BURSA - Anatolia News Agency
The business of shaping iron, ironworking held a very significant role in daily life, especially during the Ottoman period, because of the demand for weapons of war. It is now is a dying craft, but a few old masters are still keeping this business alive amongst second hand shops in Bursa’s 600-year-old historic Kayhan bazaar
A handful of iron masters, in the 600-year-old Kayhan bazaar in the northwestern province of Bursa, fire up their furnaces in the early morning hours, despite their old age, in a battle to keep the ironworking business alive in today’s modern world.
Ironworking, a craft which for centuries made Turks superior fighters on battlefields due to the significant role it played in the production of sturdy and effective weapons, is struggling to stand against its greatest enemy; time.
The last representatives of the ironworking business in the Kayhan bazaar are on their last legs amongst second-hand shops.
During the Ottoman Empire
Bursa was one of the most important sword centers of Anatolia. Ironworking held a very significant role in daily life, especially during the Ottoman period, because of the demand for weapons of war. Ironworkers, historically known as “men making a rose from fire,” produced swords for the Ottoman army and became known as the secret heroes behind the army’s success.
Halit Çıkrıkçı, one of the oldest iron masters in the bazaar, is still shaping irons in his 150-year-old shop, which he inherited from his father. The business or ironworking is about to die, Çıkrıkçı said.

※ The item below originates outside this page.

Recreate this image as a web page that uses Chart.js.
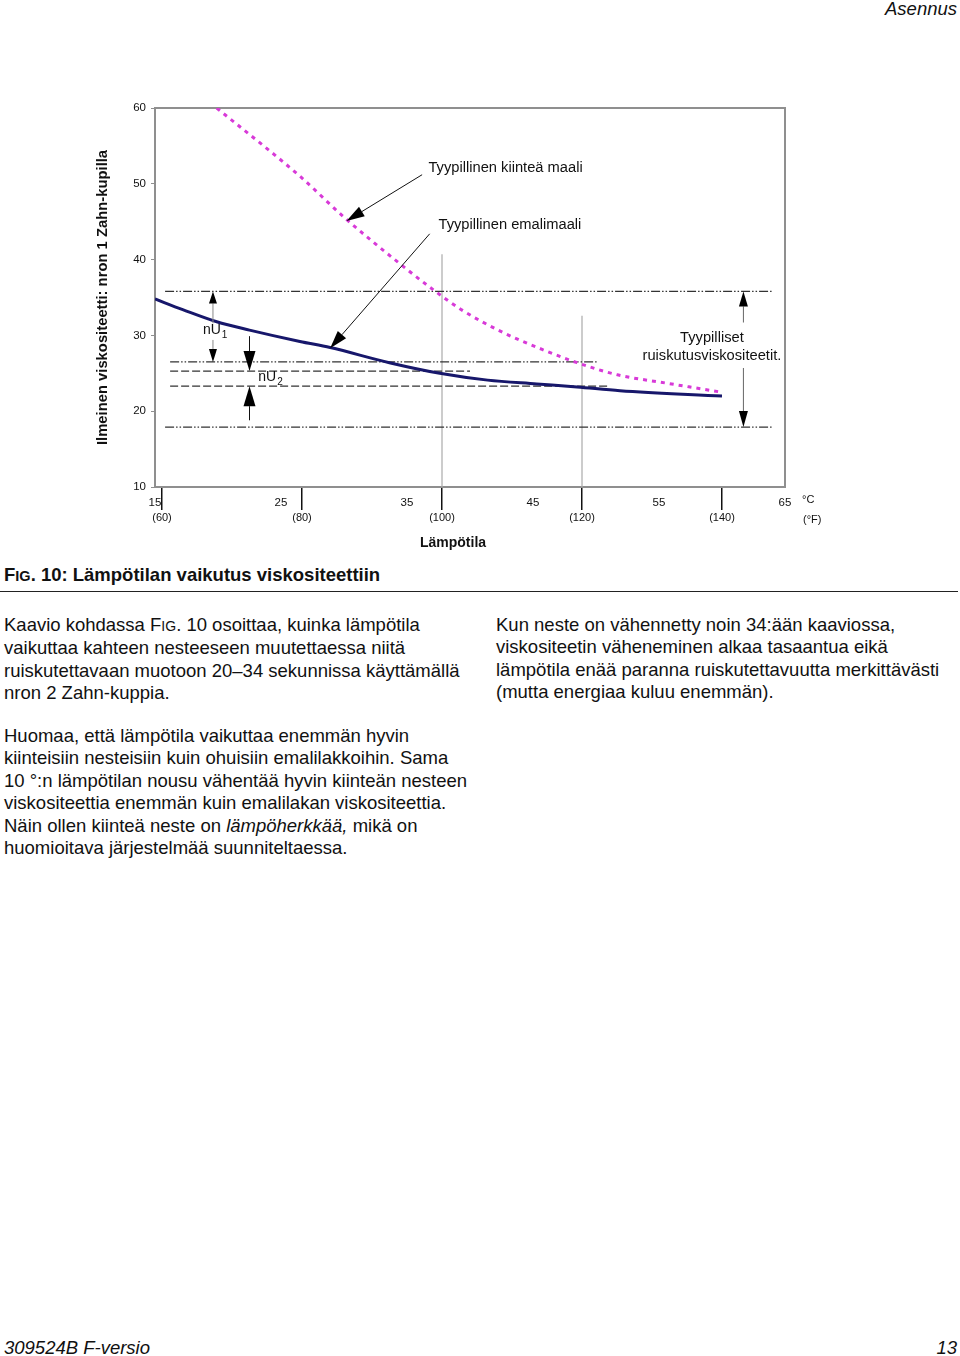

“In the past, this business was made according to its principles. If you love this job while doing it, your labor would have a value. My father’s master was an important Armenian iron master. Iron making is a branch of art more than it is a business. It requires talent. Now everything is changing,” he said.
A popular trade in the past
Although a popular trade in the past, modern times have made people forget about the business according to Çıkrıkçı. “This business was created in the past and has ended. There are no new masters. It cannot be kept alive. I think that it will remain in photos only. But no matter what happens, we will continue burning the furnace until the end of our life,” Çıkrıkçı said.
Ali Ömer Yavuz got involved in iron making business at the age of 16 and has been working in his Kayhan bazaar shop since 1965.
“Our furnace burned all day in the past. We were melting 15 to 20 kilograms of iron a day like water. We were sending 25 ploughs to Anatolian cities every week. Of course we are sorry that this business is going down in history. We want to train people [in the trade,] but nobody comes,” Yavuz said.
When he was younger and first began to work in ironworking there was no source of electricity, making the business easier. “[Now] nobody is doing it. There is stoning now. There was rasp in the past,” he said. Another iron master Kemal Meriçlioğlu, who has been continuing the business since 1960 when the mentor system began, said that they were the last iron masters in the bazaar making the iron work of many Ottoman structures in Bursa.
Recently respect for the master iron worker in the mentor system has suffered, Meriçlioğlu said. “This place is a very active one. This is why sometimes people in the next shop will ask [for] my hammer. Actually, I am offended by this, because the hammer was not taken from the hand of a master in the past.”